China - Corporate earnings are showing that China is no longer growing at a 7% rate, and no longer fueling commodities demand. So, companies that were dependent on that growth, such as materials and industrials, are suffering. Meanwhile, the positive impact of lower oil prices has not materialized. Markets will need to adjust those expectations. You can read the last two weeks of posts here and know I think that manufacturing is slowing, real estate in China is crashing down. The stock market is due for a correction, but instead is being held up  by misguided thinking and dictatorial command. 

Canada, Australia, Brazil, Russia - Death of commodities is sucking the life out of these nations that had been congratulating themselves on brilliant leadership that turns out to be a fairy-tail. 
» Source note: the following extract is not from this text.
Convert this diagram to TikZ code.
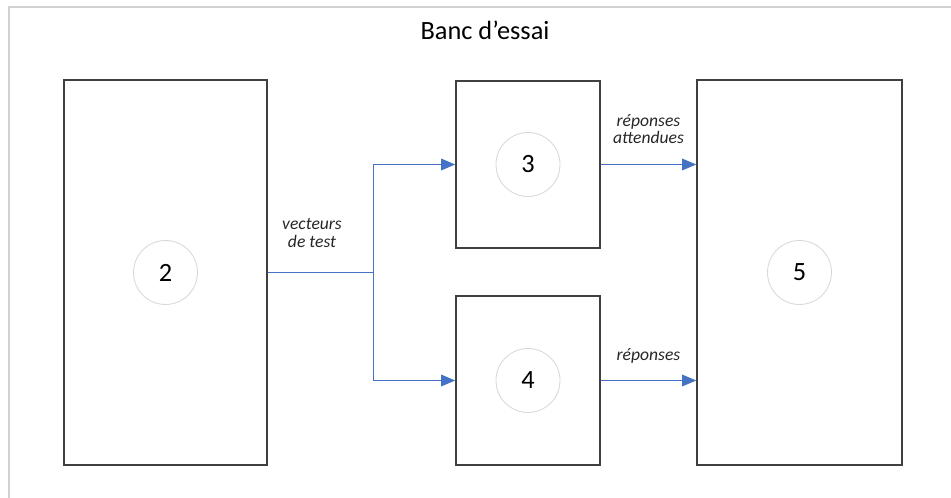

Here is the commodity index for the last year and a half.:

Oil, gold, metals, coal all kaput!

USA - A the last hope, actually also toast. Yes this year we have new highs in the S&P500 and the Nasdaq. But you have a look and the S&P500 from two views, Cap-weighted, is the version you see often quoted. The top 7 firms in the index are bigger than the bottom 200 together, so the index really is tracking firms like Apple and Google with a few hundred along for the ride. Now consider there is an equal weight version, where each of the 500 firms is exactly 1/500 of the index, and my what a difference when you plot them lately. The Green is equal weight S&P500, the red is the cap-weighted S&P500.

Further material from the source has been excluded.